Antoine Walker took his game into the paint and gave Boston an early edge over the 76ers
The experts were sure the Celtics were going to make a quick exit in the playoffs, and the reasons were obvious: Power forward Antoine Walker would hoist too many three-pointers; he and three of his fellow starters had no postseason experience; and their first-round opponents were the Eastern Conference champion 76ers, who had gone 10-2 against Boston over the past three seasons.
But Walker had other ideas. Boston took Games 1 and 2 at home because he scored 44 points while putting up only seven threes—one fewer than he attempted per game during the season when he led the league in tries (645) and makes (222). When the 25-year-old Walker wasn't setting up in the low post, he was up-faking from the perimeter and driving past Derrick Coleman. Only when the Celtics trailed by as many as 16 points on Sunday in Philly did Walker unleash his long-range arsenal, rallying the Celtics by hitting all seven of his first-half threes in a 108-103 loss. Said Celtics coach Jim O'Brien, "He bailed us out, because we were getting hammered."
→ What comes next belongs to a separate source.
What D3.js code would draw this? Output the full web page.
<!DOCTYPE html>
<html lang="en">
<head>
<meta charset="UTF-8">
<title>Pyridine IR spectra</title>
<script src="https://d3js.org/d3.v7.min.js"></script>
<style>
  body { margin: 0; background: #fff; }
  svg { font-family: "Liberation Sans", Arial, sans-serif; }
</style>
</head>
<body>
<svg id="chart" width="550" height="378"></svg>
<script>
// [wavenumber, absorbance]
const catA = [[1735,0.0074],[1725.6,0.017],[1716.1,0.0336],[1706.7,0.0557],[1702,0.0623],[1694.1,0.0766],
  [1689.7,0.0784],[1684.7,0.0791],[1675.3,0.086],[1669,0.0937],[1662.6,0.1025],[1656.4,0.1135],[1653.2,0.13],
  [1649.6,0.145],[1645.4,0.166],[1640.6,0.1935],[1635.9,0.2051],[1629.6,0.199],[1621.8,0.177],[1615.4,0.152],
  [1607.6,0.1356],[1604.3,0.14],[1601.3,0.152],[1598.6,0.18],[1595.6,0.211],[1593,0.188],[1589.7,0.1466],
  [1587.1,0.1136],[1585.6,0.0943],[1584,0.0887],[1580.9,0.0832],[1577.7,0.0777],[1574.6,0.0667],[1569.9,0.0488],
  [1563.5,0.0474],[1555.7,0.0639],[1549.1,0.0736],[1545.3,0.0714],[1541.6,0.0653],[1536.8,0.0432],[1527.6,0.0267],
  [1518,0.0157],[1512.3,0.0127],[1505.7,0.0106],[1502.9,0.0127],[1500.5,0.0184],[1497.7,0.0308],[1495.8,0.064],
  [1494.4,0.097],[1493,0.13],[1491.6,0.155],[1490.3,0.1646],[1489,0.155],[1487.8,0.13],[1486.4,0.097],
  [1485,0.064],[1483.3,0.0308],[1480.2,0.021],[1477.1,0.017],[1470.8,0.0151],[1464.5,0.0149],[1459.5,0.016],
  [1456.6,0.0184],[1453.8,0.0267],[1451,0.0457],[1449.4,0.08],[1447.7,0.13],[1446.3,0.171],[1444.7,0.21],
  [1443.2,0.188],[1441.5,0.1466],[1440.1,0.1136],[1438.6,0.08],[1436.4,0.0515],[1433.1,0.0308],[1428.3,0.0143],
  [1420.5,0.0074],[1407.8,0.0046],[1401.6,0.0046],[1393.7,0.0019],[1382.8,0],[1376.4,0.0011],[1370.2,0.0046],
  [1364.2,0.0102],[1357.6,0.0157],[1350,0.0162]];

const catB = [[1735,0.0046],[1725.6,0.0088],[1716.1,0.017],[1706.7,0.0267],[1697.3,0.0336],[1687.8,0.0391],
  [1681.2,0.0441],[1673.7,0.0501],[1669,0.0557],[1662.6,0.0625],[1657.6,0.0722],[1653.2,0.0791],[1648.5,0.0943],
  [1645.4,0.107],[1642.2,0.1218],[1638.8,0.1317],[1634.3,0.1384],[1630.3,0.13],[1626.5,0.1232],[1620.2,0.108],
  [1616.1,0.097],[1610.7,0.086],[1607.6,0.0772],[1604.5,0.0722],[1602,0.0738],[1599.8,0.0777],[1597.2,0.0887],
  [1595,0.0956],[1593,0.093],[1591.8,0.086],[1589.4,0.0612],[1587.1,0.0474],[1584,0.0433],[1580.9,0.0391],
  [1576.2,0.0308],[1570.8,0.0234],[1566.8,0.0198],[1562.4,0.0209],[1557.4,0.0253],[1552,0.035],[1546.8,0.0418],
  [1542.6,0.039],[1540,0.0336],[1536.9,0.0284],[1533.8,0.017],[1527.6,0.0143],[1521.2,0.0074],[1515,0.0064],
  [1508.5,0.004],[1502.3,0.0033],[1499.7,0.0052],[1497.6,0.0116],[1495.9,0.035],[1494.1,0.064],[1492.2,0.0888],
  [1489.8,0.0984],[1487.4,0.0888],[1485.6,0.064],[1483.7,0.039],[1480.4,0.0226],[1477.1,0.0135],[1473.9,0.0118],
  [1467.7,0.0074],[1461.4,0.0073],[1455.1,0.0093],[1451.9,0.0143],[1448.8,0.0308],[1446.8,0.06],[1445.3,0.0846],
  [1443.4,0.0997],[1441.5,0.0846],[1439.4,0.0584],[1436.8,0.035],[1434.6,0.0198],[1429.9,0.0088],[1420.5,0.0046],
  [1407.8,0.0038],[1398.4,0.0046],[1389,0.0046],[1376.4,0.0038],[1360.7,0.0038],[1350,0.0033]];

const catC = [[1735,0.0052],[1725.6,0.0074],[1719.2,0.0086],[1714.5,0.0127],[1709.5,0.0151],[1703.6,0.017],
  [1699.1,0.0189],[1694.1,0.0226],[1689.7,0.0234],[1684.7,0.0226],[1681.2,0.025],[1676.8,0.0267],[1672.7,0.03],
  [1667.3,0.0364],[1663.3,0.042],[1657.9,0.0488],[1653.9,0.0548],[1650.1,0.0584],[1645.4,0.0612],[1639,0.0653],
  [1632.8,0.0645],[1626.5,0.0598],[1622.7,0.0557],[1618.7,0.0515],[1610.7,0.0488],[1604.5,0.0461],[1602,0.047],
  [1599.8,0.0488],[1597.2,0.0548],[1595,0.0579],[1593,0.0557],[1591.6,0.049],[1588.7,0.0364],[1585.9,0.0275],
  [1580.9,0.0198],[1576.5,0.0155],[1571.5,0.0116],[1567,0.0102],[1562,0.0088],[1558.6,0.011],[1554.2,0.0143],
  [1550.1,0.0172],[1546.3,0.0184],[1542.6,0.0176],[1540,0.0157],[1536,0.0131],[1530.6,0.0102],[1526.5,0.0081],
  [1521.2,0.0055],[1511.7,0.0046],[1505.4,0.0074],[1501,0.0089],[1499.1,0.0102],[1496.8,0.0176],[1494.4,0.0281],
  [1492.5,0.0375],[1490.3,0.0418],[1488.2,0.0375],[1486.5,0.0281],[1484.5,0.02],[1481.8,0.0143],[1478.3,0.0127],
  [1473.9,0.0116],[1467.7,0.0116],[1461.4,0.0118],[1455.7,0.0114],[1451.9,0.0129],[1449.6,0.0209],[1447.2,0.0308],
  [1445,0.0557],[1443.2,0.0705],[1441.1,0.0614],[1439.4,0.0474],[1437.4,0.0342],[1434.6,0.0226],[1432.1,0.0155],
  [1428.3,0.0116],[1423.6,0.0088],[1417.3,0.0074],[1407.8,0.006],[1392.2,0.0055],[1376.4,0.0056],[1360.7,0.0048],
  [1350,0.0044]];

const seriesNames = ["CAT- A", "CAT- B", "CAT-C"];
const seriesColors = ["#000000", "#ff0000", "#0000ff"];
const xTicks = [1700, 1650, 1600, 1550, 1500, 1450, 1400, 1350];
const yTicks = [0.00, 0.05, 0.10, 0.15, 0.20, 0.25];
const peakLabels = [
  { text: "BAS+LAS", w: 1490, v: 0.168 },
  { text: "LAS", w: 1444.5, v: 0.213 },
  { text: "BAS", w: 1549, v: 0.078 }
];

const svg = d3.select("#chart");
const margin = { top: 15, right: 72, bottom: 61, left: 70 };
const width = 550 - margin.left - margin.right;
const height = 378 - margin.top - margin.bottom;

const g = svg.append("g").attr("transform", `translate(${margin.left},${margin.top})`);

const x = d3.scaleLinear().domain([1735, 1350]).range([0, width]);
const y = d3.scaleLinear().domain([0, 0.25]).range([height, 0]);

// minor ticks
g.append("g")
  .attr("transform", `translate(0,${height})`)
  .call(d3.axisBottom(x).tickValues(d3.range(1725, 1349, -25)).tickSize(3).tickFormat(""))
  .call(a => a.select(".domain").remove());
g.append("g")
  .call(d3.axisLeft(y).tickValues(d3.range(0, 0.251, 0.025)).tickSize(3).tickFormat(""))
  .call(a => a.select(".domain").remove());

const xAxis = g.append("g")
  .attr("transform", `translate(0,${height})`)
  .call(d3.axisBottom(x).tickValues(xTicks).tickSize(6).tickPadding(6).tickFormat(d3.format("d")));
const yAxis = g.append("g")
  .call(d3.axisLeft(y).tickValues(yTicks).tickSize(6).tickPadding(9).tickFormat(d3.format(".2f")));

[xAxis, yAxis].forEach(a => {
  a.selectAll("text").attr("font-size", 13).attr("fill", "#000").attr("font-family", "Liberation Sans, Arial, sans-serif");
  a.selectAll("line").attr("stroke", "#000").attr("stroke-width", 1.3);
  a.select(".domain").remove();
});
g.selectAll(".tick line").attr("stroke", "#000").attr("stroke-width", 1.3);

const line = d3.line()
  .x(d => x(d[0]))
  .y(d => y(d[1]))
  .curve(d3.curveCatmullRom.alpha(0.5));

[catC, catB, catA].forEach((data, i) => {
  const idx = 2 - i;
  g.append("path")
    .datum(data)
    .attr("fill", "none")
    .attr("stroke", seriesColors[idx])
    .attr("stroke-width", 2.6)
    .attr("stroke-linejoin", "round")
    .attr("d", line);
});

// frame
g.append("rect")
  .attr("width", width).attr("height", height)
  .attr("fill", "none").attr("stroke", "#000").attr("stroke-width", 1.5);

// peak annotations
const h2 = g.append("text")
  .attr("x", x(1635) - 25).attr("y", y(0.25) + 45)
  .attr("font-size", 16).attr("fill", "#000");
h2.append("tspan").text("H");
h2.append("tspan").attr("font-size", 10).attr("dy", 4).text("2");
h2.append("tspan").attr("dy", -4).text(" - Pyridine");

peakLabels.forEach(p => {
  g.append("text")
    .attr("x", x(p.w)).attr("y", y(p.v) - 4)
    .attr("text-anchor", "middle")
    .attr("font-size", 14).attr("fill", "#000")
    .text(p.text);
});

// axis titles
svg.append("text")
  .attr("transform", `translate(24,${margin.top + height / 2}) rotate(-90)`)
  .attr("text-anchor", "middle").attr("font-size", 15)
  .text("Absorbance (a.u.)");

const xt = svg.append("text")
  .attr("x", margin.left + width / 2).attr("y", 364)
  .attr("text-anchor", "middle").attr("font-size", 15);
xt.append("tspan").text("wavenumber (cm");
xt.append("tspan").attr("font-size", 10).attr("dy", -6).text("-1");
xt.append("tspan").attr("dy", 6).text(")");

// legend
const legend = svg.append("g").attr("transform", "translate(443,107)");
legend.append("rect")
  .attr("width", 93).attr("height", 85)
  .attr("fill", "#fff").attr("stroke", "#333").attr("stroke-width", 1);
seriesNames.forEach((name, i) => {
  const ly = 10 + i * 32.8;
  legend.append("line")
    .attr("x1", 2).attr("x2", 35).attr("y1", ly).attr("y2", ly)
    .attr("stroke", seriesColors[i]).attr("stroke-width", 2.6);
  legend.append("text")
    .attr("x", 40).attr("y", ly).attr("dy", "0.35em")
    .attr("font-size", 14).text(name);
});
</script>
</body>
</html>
Many in Boston wondered if Walker's decision to begin the series in the paint had been prompted by Larry Bird, who criticized him for shooting a career-low 39.4% this year, including 34.4% from beyond the arc. "He belongs underneath the basket," Bird told The Boston Globe three days before Game 1. "He should be one of the top eight players in the league, but he's fallen in love with the outside shot." The truth is that Walker was already thinking about an adjustment last month, saying that Boston intended to go inside more often once the postseason began.
The 6'9" Walker was one of only four NBA players to average at least 20 points, seven rebounds and five assists this season. Still, Celtics coach Jim O'Brien says that Walker's detractors should remember that he's far from a finished product. This season Walker cut his turnovers from 3.7 per game to 3.1 while handing out almost as many assists (5.0) as point guard Kenny Anderson (5.3). "I believe Antoine has an MVP-caliber season ahead of him," O'Brien says. "In the future he will have a three-to-one assist-to-turnover ratio, he'll shoot 40% from the three-point line, and his field goal percentage will be over 45."
Yet Walker seems destined to remain second in the hearts of Bostonians, who were chanting "MVP" last Thursday as Paul Pierce conjured up memories of Bird by hitting his last three shots to seal a 93-85 win in Game 2. Afterward Pierce—who was just 3 for 16 from the field before the final five minutes—tried to shift the praise to his fellow co-captain. It was Walker, he noted, who had carried the team with 22 points and seven rebounds during the first three quarters, including a spectacular basket after crossing over to avoid a steal by Allen Iverson.
After shooting his team back into Game 3, Walker admitted to a lapse in judgment when he passed up an open trey in the final minute to feed Pierce, who was upset he didn't get the ball more down the stretch. "All of us made key mistakes," said Walker. At least he was passing up a long-range shot for a closer one.
Mike Bibby's Debut
Mastering the Playoff Tempo
After the third quarter of a piano-wire-tight Game 3 between the Kings and the Jazz last Saturday, forward Chris Webber bellowed at his point guard, "It's time to play Kings basketball." Mike Bibby nodded. But over the next 12 minutes Bibby didn't orchestrate Sacramento's fast-paced, open-court attack. He went one better, making a series of crucial plays in the waning moments and directing an efficient half-court offense, which is the gold standard during the playoffs.
After the Jazz took a late two-point lead, Bibby ducked his man, John Stockton, and scored on a backdoor layup. Barely a minute later he drew a blocking foul on Stockton and hit two free throws to give the Kings the lead. On the ensuing Utah possession Bibby outraced the other nine players on the floor to snare a loose ball. His final line in the Kings' 90-87 win, to that point the team's biggest game of the season: a game-high 26 points, five assists and five rebounds. With Bibby hitting a key jumper, the Kings closed out a surprisingly competitive series on Monday, beating the Jazz 91-86. "There's no question that playoff basketball is more deliberate, less up and down," he says. "That's an adjustment I had to make."